[BEGIN Source records]

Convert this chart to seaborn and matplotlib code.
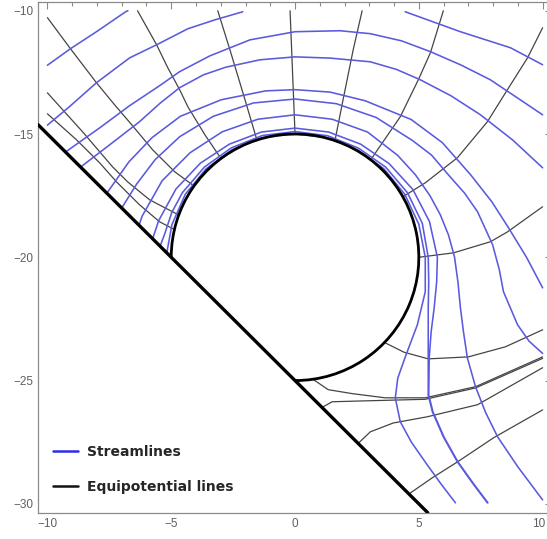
import matplotlib
matplotlib.use("Agg")
import matplotlib.pyplot as plt
import pandas as pd
import seaborn as sns
from matplotlib.lines import Line2D
from matplotlib.patches import Arc
from matplotlib.ticker import FixedLocator, MultipleLocator, FixedFormatter

sns.set_style("white")
plt.rcParams["font.family"] = ["Liberation Sans", "DejaVu Sans"]

# ---- geometry: cylinder of radius 5 cut by a straight electrode wall ----
cyl_center = (0.0, -20.0)
cyl_radius = 5.0
cyl_theta = (-90.0, 180.0)          # visible arc, between the two wall contacts
wall_point = (0.0, -25.0)
wall_slope = -1.0

# ---- streamlines (x, y) ----
streamlines = {
    "s1": [(-10.0, -12.21), (-9.07, -11.54), (-8.02, -10.85), (-6.84, -10.04), (-6.75, -10.0)],
    "s2": [(-10.0, -14.64), (-9.11, -13.89), (-8.02, -12.92), (-6.68, -11.91), (-5.59, -11.38),
           (-4.33, -10.73), (-3.24, -10.37), (-2.11, -10.04)],
    "s3": [(4.45, -10.04), (6.68, -10.85), (8.7, -11.5), (10.0, -12.19)],
    "b": [(-9.27, -15.73), (-7.89, -14.75), (-6.68, -13.85), (-5.47, -13.04), (-4.66, -12.47),
          (-3.44, -11.83), (-1.82, -11.18), (0.0, -10.85), (1.82, -10.81), (3.04, -10.93),
          (4.3, -11.22), (5.47, -11.66), (6.7, -12.2), (7.89, -12.8), (10.0, -14.22)],
    "c": [(-8.66, -16.34), (-7.49, -15.44), (-6.28, -14.5), (-5.45, -13.75), (-4.66, -13.12),
          (-3.7, -12.6), (-2.8, -12.29), (-1.42, -11.99), (0.0, -11.87), (1.42, -11.92),
          (3.04, -12.07), (4.1, -12.38), (5.06, -12.8), (6.3, -13.45), (7.49, -14.22),
          (8.8, -15.25), (10.0, -16.37)],
    "d": [(-7.6, -17.4), (-6.71, -16.13), (-5.78, -15.15), (-4.63, -14.28), (-2.98, -13.61),
          (-1.19, -13.25), (0.0, -13.2), (1.42, -13.3), (2.83, -13.65), (4.69, -14.41),
          (5.95, -15.35), (7.09, -16.65), (7.95, -17.75), (8.62, -18.8), (9.35, -20.0),
          (10.0, -21.24)],
    "e": [(-7.0, -18.0), (-6.39, -17.02), (-5.65, -16.04), (-4.66, -15.11), (-3.3, -14.28),
          (-1.68, -13.74), (0.0, -13.58), (1.67, -13.77), (3.28, -14.33), (4.74, -15.26),
          (5.51, -15.85), (6.19, -16.65), (6.85, -17.4), (7.37, -18.15), (7.98, -19.49),
          (8.25, -20.5), (8.42, -21.4), (8.99, -22.74), (9.45, -23.4), (10.0, -23.9)],
    "f": [(-6.3, -18.7), (-6.18, -18.34), (-5.37, -16.9), (-4.24, -15.76), (-2.94, -14.91),
          (-1.5, -14.4), (0.0, -14.22), (1.5, -14.4), (2.93, -14.92), (4.14, -15.86),
          (4.86, -16.65), (5.45, -17.5), (5.87, -18.28), (6.2, -19.1), (6.44, -19.98),
          (6.58, -21.0), (6.68, -22.05), (6.8, -23.0), (6.96, -24.08), (7.29, -25.25),
          (7.7, -26.3), (8.18, -27.28), (9.0, -28.5), (10.0, -29.84)],
    "g": [(-5.75, -19.25), (-5.51, -18.52), (-4.81, -17.23), (-3.82, -16.18), (-2.65, -15.41),
          (-1.36, -14.92), (0.0, -14.76), (1.36, -14.92), (2.65, -15.41), (3.8, -16.2),
          (4.76, -17.25), (5.43, -18.55), (5.75, -20.0), (5.72, -21.0), (5.62, -22.05),
          (5.5, -23.0), (5.42, -24.08), (5.4, -25.58), (5.57, -26.27), (6.02, -27.3),
          (6.58, -28.3), (7.22, -29.2), (7.79, -29.96)],
    "h": [(-5.45, -19.55), (-5.27, -19.07), (-4.98, -18.19), (-4.55, -17.38), (-3.66, -16.34),
          (-2.57, -15.56), (-1.32, -15.06), (0.0, -14.9), (1.32, -15.07), (2.56, -15.57),
          (3.66, -16.34), (4.54, -17.38), (5.14, -18.62), (5.38, -20.0), (5.4, -21.0),
          (5.38, -22.05), (5.38, -24.08), (5.38, -25.58), (5.55, -26.27), (6.0, -27.3),
          (6.56, -28.3), (7.2, -29.2), (7.77, -29.96)],
    "i": [(-5.18, -19.82), (-4.97, -18.67), (-4.43, -17.44), (-3.59, -16.41), (-2.53, -15.63),
          (-1.3, -15.14), (0.0, -14.99), (1.3, -15.15), (2.52, -15.64), (3.59, -16.41),
          (4.43, -17.44), (5.0, -18.66), (5.26, -20.0), (5.26, -21.4), (4.94, -22.74),
          (4.45, -24.05), (4.15, -24.9), (4.05, -25.7), (4.25, -26.67), (4.7, -27.5),
          (5.34, -28.42), (5.9, -29.2), (6.48, -29.96)],
}

# ---- equipotential lines (x, y) ----
equipotentials = {
    "t0": [(-0.2, -10.0), (-0.1, -12.5), (0.0, -15.0)],
    "t1": [(-3.12, -10.0), (-2.63, -11.58), (-2.02, -13.61), (-1.54, -15.24)],
    "t2": [(2.71, -10.0), (2.35, -11.58), (1.94, -13.61), (1.62, -15.23)],
    "t3": [(-6.36, -10.0), (-5.59, -11.38), (-5.14, -12.31), (-4.66, -13.2), (-4.33, -13.89),
           (-3.64, -15.03), (-3.04, -15.92)],
    "t4": [(5.99, -10.0), (5.47, -11.7), (4.98, -12.8), (4.25, -14.3), (3.1, -15.98)],
    "t5": [(10.0, -10.69), (9.39, -11.91), (8.58, -13.2), (7.77, -14.5), (6.56, -15.96),
           (5.26, -16.98), (4.35, -17.55)],
    "r1": [(5.0, -20.0), (6.4, -19.82), (7.89, -19.37), (8.58, -18.97), (10.0, -17.95)],
    "r2": [(3.64, -23.47), (4.4, -23.85), (5.38, -24.12), (7.0, -24.04), (8.5, -23.63), (10.0, -22.94)],
    "b1": [(0.73, -24.95), (1.34, -25.37), (2.31, -25.53), (3.64, -25.7), (5.26, -25.7),
           (7.29, -25.25), (10.0, -24.04)],
    "b2": [(1.09, -26.09), (1.5, -25.86), (2.96, -25.82), (5.26, -25.76), (7.29, -25.3), (10.0, -24.1)],
    "b3": [(2.55, -27.55), (3.04, -27.08), (3.97, -26.72), (5.34, -26.47), (7.37, -25.98), (10.0, -24.48)],
    "b4": [(4.6, -29.6), (5.55, -28.94), (6.56, -28.3), (8.02, -27.32), (10.0, -26.19)],
    "l1": [(-10.0, -10.28), (-9.07, -11.54), (-8.02, -12.92), (-7.29, -13.81), (-6.6, -14.62),
           (-5.75, -15.64), (-4.86, -16.53), (-4.09, -17.1)],
    "l2": [(-10.0, -13.33), (-8.58, -14.91), (-7.37, -16.33), (-6.76, -16.94), (-5.87, -17.67),
           (-5.26, -17.99), (-4.7, -18.28)],
    "l3": [(-10.0, -14.18), (-8.83, -15.23), (-7.89, -16.17), (-7.21, -16.94), (-6.28, -17.87),
           (-5.47, -18.56), (-4.86, -18.88)],
}

legend_labels = ["Streamlines", "Equipotential lines"]
x_ticks = [-10, -5, 0, 5, 10]
y_ticks = [-30, -25, -20, -15, -10]


def to_frame(curves):
    rows = []
    for name, pts in curves.items():
        for k, (x, y) in enumerate(pts):
            rows.append({"curve": name, "order": k, "x": x, "y": y})
    return pd.DataFrame(rows)


def minus(v):
    return f"{v}".replace("-", "\u2212")


stream_df = to_frame(streamlines)
equi_df = to_frame(equipotentials)

STREAM_COLOR = "#5a5ade"
EQUI_COLOR = "#454545"
TICK_LABEL_COLOR = "#606060"

fig = plt.figure(figsize=(5.47, 5.39), dpi=100)
ax = fig.add_axes([0.0695, 0.0488, 0.9397, 0.9477])

sns.lineplot(data=equi_df, x="x", y="y", units="curve", estimator=None, sort=False,
             color=EQUI_COLOR, lw=0.9, ax=ax, legend=False)
sns.lineplot(data=stream_df, x="x", y="y", units="curve", estimator=None, sort=False,
             color=STREAM_COLOR, lw=1.15, ax=ax, legend=False)

# cylinder outline and wall
ax.add_patch(Arc(cyl_center, 2 * cyl_radius, 2 * cyl_radius, theta1=cyl_theta[0],
                 theta2=cyl_theta[1], color="black", lw=2.0, zorder=5))
ax.axline(wall_point, slope=wall_slope, color="black", lw=2.4, zorder=5)

ax.set_xlim(-10.38, 10.38)
ax.set_ylim(-30.36, -9.64)
ax.set_xlabel("")
ax.set_ylabel("")

ax.xaxis.set_major_locator(FixedLocator(x_ticks))
ax.xaxis.set_minor_locator(MultipleLocator(1))
ax.yaxis.set_major_locator(FixedLocator(y_ticks))
ax.yaxis.set_minor_locator(MultipleLocator(1))
# the rightmost x label is placed by hand a few points inward so it stays on the canvas
ax.xaxis.set_major_formatter(FixedFormatter([minus(v) for v in x_ticks[:-1]] + [""]))
ax.yaxis.set_major_formatter(FixedFormatter([minus(v) for v in y_ticks]))
ax.tick_params(which="both", direction="in", top=True, right=True, color="#8a8a8a",
               labelcolor=TICK_LABEL_COLOR, labelsize=8.5, width=0.8)
ax.tick_params(which="major", length=5, pad=3.5)
ax.tick_params(which="minor", length=2.8)
ax.annotate(minus(x_ticks[-1]), xy=(x_ticks[-1], 0), xycoords=("data", "axes fraction"),
            xytext=(-2.5, -3.5), textcoords="offset points", ha="center", va="top",
            fontsize=8.5, color=TICK_LABEL_COLOR, annotation_clip=False)
for s in ax.spines.values():
    s.set_color("#8a8a8a")
    s.set_linewidth(0.9)

handles = [Line2D([], [], color="#2d2de6", lw=1.8),
           Line2D([], [], color="#111111", lw=1.8)]
ax.legend(handles, legend_labels, loc="upper left", bbox_to_anchor=(0.029, 0.1325),
          borderaxespad=0, borderpad=0, frameon=False, handlelength=1.8,
          handletextpad=0.65, labelspacing=1.5,
          prop={"family": "DejaVu Sans", "weight": "bold", "size": 10})

fig.savefig("out.png", dpi=100)
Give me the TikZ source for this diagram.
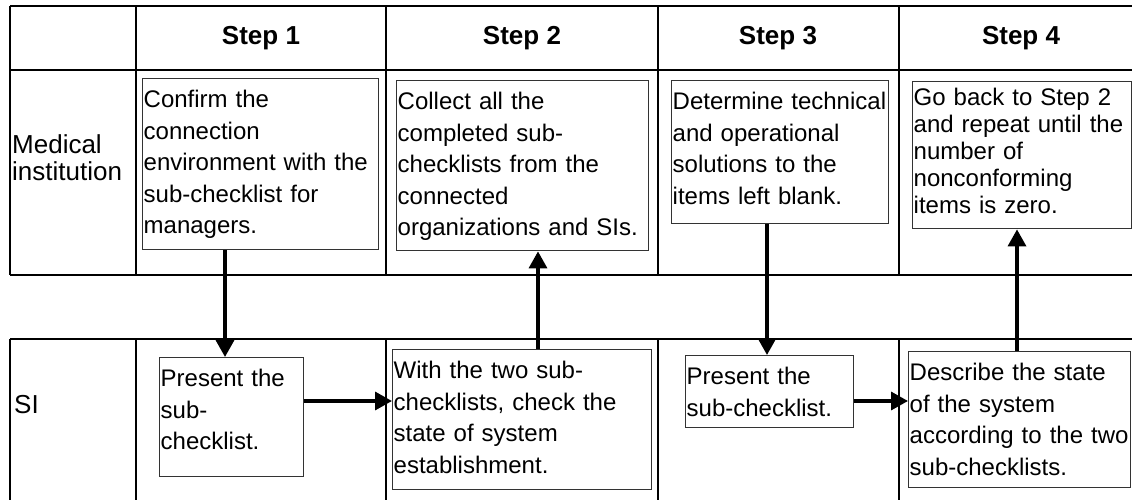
\documentclass[tikz,border=0pt]{standalone}
\usepackage{fontspec}
\setmainfont{Liberation Sans}
\usetikzlibrary{arrows.meta}
\hyphenpenalty=10000
\begin{document}
\begin{tikzpicture}[x=1pt,y=-1pt,
  grid/.style={line width=2pt, black},
  pbox/.style={draw=black!80, line width=1.4pt, anchor=north west, align=left,
    inner xsep=1pt, inner ysep=0pt, text height=29pt,
    font=\fontsize{24}{31.5}\selectfont},
  head/.style={font=\fontsize{26}{30}\selectfont\bfseries},
  lane/.style={anchor=west, align=left, inner sep=0pt, font=\fontsize{26}{27}\selectfont},
  flow/.style={line width=3.4pt, -{Triangle[length=17pt,width=18pt]}}]
\useasboundingbox (0,0) rectangle (1132,500);

% swim-lane table: header row, medical institution lane, SI lane
\draw[grid] (10,6) -- (1132,6) (10,70) -- (1132,70) (10,275) -- (1132,275)
            (10,339) -- (1132,339);
\foreach \x in {10,136,386,658,899} {
  \draw[grid] (\x,6) -- (\x,275);
  \draw[grid] (\x,339) -- (\x,500);
}

% column headers
\node[head] (h1) at (261,38) {Step 1};
\node[head] (h2) at (522,38) {Step 2};
\node[head] (h3) at (778,38) {Step 3};
\node[head] (h4) at (1021,38) {Step 4};

% lane labels
\node[lane] (mi) at (12,158) {Medical\\institution};
\node[lane] (si) at (14,405) {SI};

% medical institution tasks (text hangs from the top edge of each box)
\node[pbox, minimum width=236, text depth=142pt, text width=234pt] (b1) at (142,78)
  {Confirm the\\connection\\environment with the\\sub-checklist for\\managers.};
\node[pbox, minimum width=252, text depth=141pt, text width=250pt] (b2) at (396,80)
  {Collect all the\\completed sub-\\checklists from the\\connected\\organizations and SIs.};
\node[pbox, minimum width=217, text depth=114pt, text width=215pt] (b3) at (671,80)
  {Determine technical\\and operational\\solutions to the\\items left blank.};
\node[pbox, minimum width=219, text height=24pt, text depth=123pt, text width=217pt,
      font=\fontsize{24}{27}\selectfont] (b4) at (912,81)
  {Go back to Step 2\\and repeat until the\\number of\\nonconforming\\items is zero.};

% SI tasks
\node[pbox, minimum width=144, text depth=90pt, text width=142pt] (b5) at (159,357)
  {Present the\\sub-\\checklist.};
\node[pbox, minimum width=259, text depth=111pt, text width=257pt] (b6) at (392,349)
  {With the two sub-\\checklists, check the\\state of system\\establishment.};
\node[pbox, minimum width=168, text depth=43pt, text width=166pt] (b7) at (685,355)
  {Present the\\sub-checklist.};
\node[pbox, minimum width=222, text depth=107pt, text width=220pt] (b8) at (908,351)
  {Describe the state\\of the system\\according to the two\\sub-checklists.};

% connector tracks
\coordinate (v1) at (225,0);
\coordinate (v2) at (538,0);
\coordinate (v3) at (767,0);
\coordinate (v4) at (1017,0);
\coordinate (r1) at (0,401);

% flow between lanes
\draw[flow] (b1.south -| v1) -- (b5.north -| v1);
\draw[flow] (b6.north -| v2) -- (b2.south -| v2);
\draw[flow] (b3.south -| v3) -- (b7.north -| v3);
\draw[flow] (b8.north -| v4) -- (b4.south -| v4);
\draw[flow] (b5.east |- r1) -- (b6.west |- r1);
\draw[flow] (b7.east |- r1) -- (b8.west |- r1);
\end{tikzpicture}
\end{document}
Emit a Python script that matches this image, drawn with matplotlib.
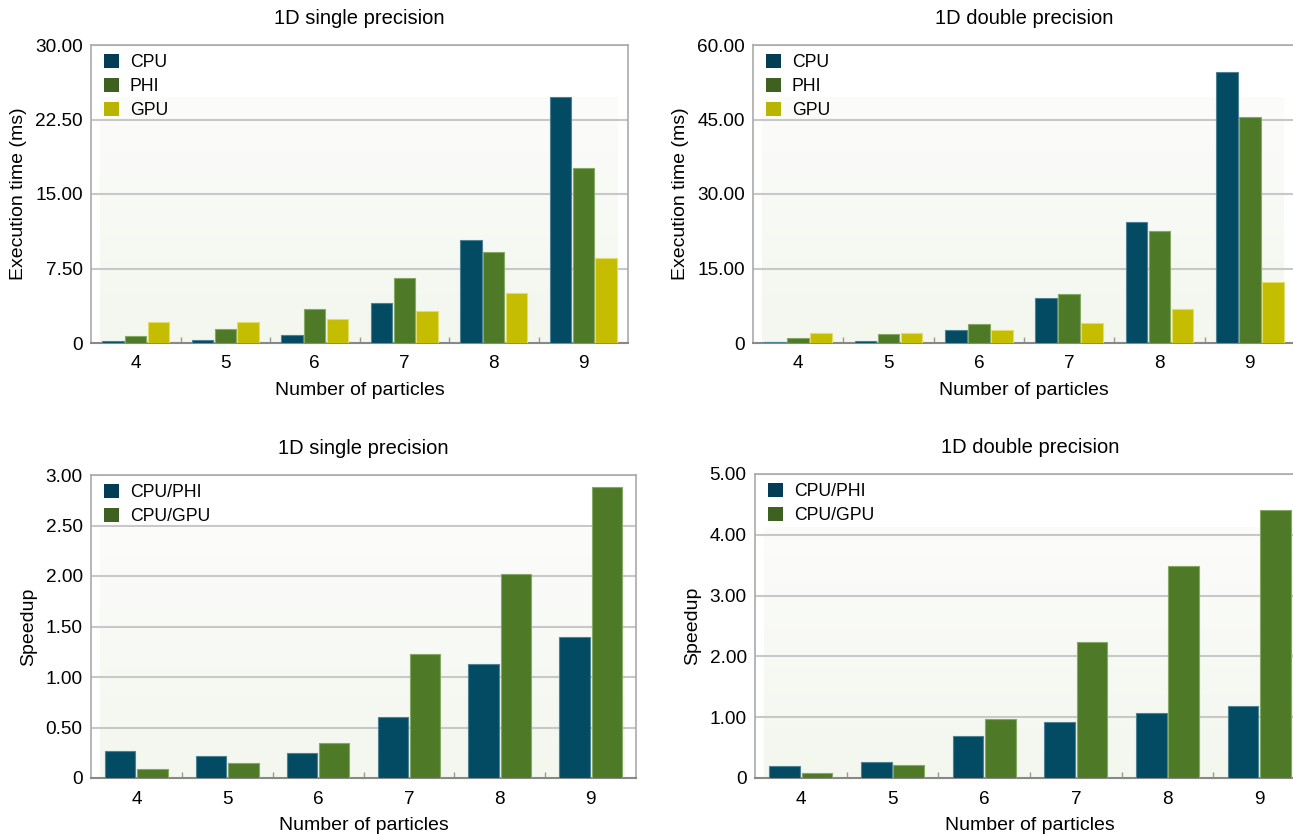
import numpy as np
import matplotlib
matplotlib.use("Agg")
import matplotlib.pyplot as plt
from matplotlib.patches import Patch
from matplotlib.colors import LinearSegmentedColormap

plt.rcParams['font.family'] = ['Liberation Sans', 'DejaVu Sans']

particles = ['4', '5', '6', '7', '8', '9']

# execution time (ms), single precision
sp_cpu = [0.17, 0.27, 0.80, 4.02, 10.39, 24.74]
sp_phi = [0.67, 1.41, 3.42, 6.54, 9.15, 17.63]
sp_gpu = [2.08, 2.11, 2.41, 3.25, 5.06, 8.55]

# execution time (ms), double precision
dp_cpu = [0.13, 0.40, 2.61, 9.05, 24.33, 54.60]
dp_phi = [0.94, 1.74, 3.82, 9.79, 22.45, 45.60]
dp_gpu = [2.08, 2.08, 2.61, 3.95, 6.84, 12.27]

# speedups
sp_cpu_phi = [0.264, 0.221, 0.244, 0.607, 1.124, 1.395]
sp_cpu_gpu = [0.089, 0.148, 0.346, 1.223, 2.018, 2.885]
dp_cpu_phi = [0.193, 0.270, 0.694, 0.914, 1.074, 1.190]
dp_cpu_gpu = [0.088, 0.220, 0.975, 2.236, 3.486, 4.416]

bar_cols = {'CPU': '#024b63', 'PHI': '#4e7a28', 'GPU': '#c5bd00'}
edge_cols = {'CPU': '#4d8196', 'PHI': '#86a865', 'GPU': '#e3dc6a'}
leg_cols = {'CPU': '#023d55', 'PHI': '#3e6020', 'GPU': '#b8b400'}

bg = LinearSegmentedColormap.from_list('bg', ['#f3f7ee', '#fcfcfb'])

W, H = 1293, 835
fig = plt.figure(figsize=(W / 100, H / 100), dpi=100)


def px_axes(left, top, width, height):
    return fig.add_axes([left / W, 1 - (top + height) / H, width / W, height / H])


def draw_panel(ax, series, names, width, ymax, yticks, ylabels, title, ylabel):
    x = np.arange(len(particles))
    ax.set_xlim(-0.5, len(particles) - 0.5)
    ax.set_ylim(0, ymax)
    grad = np.linspace(0, 1, 256).reshape(-1, 1)
    ax.imshow(grad, cmap=bg, origin='lower', aspect='auto',
              extent=[0.017, 0.98, 0, 0.825], transform=ax.transAxes, zorder=0)
    n = len(series)
    for i, (vals, nm) in enumerate(zip(series, names)):
        off = (i - (n - 1) / 2) * width
        ax.bar(x + off, vals, width * 0.94, color=bar_cols[nm],
               edgecolor=edge_cols[nm], linewidth=0.8, zorder=3)
    for t in yticks[1:]:
        ax.axhline(t, color='#c8c8c8', lw=1.5, zorder=2)
    ax.set_yticks(yticks)
    ax.set_yticklabels(ylabels, fontsize=13.7)
    ax.set_xticks(x)
    ax.set_xticklabels(particles, fontsize=13.7)
    ax.set_xticks(np.arange(0.5, len(particles) - 1, 1), minor=True)
    ax.tick_params(axis='both', which='major', length=0, pad=6)
    ax.tick_params(axis='x', which='major', pad=9)
    ax.tick_params(axis='x', which='minor', direction='in', length=4,
                   color='#999999', width=1)
    for s in ax.spines.values():
        s.set_color('#aaaaaa')
        s.set_linewidth(1.2)
    ax.spines['bottom'].set_color('#888888')
    ax.spines['bottom'].set_linewidth(1.5)
    ax.set_title(title, fontsize=14.5, pad=15)
    ax.set_xlabel('Number of particles', fontsize=14, labelpad=7)
    ax.set_ylabel(ylabel, fontsize=14, labelpad=6)


def add_legend(ax, names, labels):
    handles = [Patch(facecolor=leg_cols[nm], edgecolor='none') for nm in names]
    ax.legend(handles, labels, loc='upper left', frameon=False, fontsize=12.7,
              handlelength=0.85, handleheight=0.85, handletextpad=0.6,
              labelspacing=0.4, borderaxespad=0.1, bbox_to_anchor=(0.008, 1.0))


# top left
ax1 = px_axes(91, 45, 537, 298)
draw_panel(ax1, [sp_cpu, sp_phi, sp_gpu], ['CPU', 'PHI', 'GPU'], 0.255, 30,
           [0, 7.5, 15, 22.5, 30], ['0', '7.50', '15.00', '22.50', '30.00'],
           '1D single precision', 'Execution time (ms)')
add_legend(ax1, ['CPU', 'PHI', 'GPU'], ['CPU', 'PHI', 'GPU'])

# top right
ax2 = px_axes(753, 45, 542, 298)
draw_panel(ax2, [dp_cpu, dp_phi, dp_gpu], ['CPU', 'PHI', 'GPU'], 0.255, 60,
           [0, 15, 30, 45, 60], ['0', '15.00', '30.00', '45.00', '60.00'],
           '1D double precision', 'Execution time (ms)')
add_legend(ax2, ['CPU', 'PHI', 'GPU'], ['CPU', 'PHI', 'GPU'])

# bottom left
ax3 = px_axes(91, 475, 545, 303)
draw_panel(ax3, [sp_cpu_phi, sp_cpu_gpu], ['CPU', 'PHI'], 0.355, 3.0,
           [0, 0.5, 1.0, 1.5, 2.0, 2.5, 3.0],
           ['0', '0.50', '1.00', '1.50', '2.00', '2.50', '3.00'],
           '1D single precision', 'Speedup')
add_legend(ax3, ['CPU', 'PHI'], ['CPU/PHI', 'CPU/GPU'])

# bottom right
ax4 = px_axes(755, 474, 550, 304)
draw_panel(ax4, [dp_cpu_phi, dp_cpu_gpu], ['CPU', 'PHI'], 0.355, 5.0,
           [0, 1, 2, 3, 4, 5], ['0', '1.00', '2.00', '3.00', '4.00', '5.00'],
           '1D double precision', 'Speedup')
add_legend(ax4, ['CPU', 'PHI'], ['CPU/PHI', 'CPU/GPU'])

fig.savefig('out.png', dpi=100)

[END Source records]

◆ **Goal**
Could you quote, word for word, only the lines from the one containing "Emit a Python" through the one containing "dp_cpu_gpu = [0.088, 0.220, 0.975, 2.236, 3.486, 4.416]", both included, and leave out any pictures?

◆ **Written answer**
Emit a Python script that matches this image, drawn with matplotlib.
import numpy as np
import matplotlib
matplotlib.use("Agg")
import matplotlib.pyplot as plt
from matplotlib.patches import Patch
from matplotlib.colors import LinearSegmentedColormap

plt.rcParams['font.family'] = ['Liberation Sans', 'DejaVu Sans']

particles = ['4', '5', '6', '7', '8', '9']

# execution time (ms), single precision
sp_cpu = [0.17, 0.27, 0.80, 4.02, 10.39, 24.74]
sp_phi = [0.67, 1.41, 3.42, 6.54, 9.15, 17.63]
sp_gpu = [2.08, 2.11, 2.41, 3.25, 5.06, 8.55]

# execution time (ms), double precision
dp_cpu = [0.13, 0.40, 2.61, 9.05, 24.33, 54.60]
dp_phi = [0.94, 1.74, 3.82, 9.79, 22.45, 45.60]
dp_gpu = [2.08, 2.08, 2.61, 3.95, 6.84, 12.27]

# speedups
sp_cpu_phi = [0.264, 0.221, 0.244, 0.607, 1.124, 1.395]
sp_cpu_gpu = [0.089, 0.148, 0.346, 1.223, 2.018, 2.885]
dp_cpu_phi = [0.193, 0.270, 0.694, 0.914, 1.074, 1.190]
dp_cpu_gpu = [0.088, 0.220, 0.975, 2.236, 3.486, 4.416]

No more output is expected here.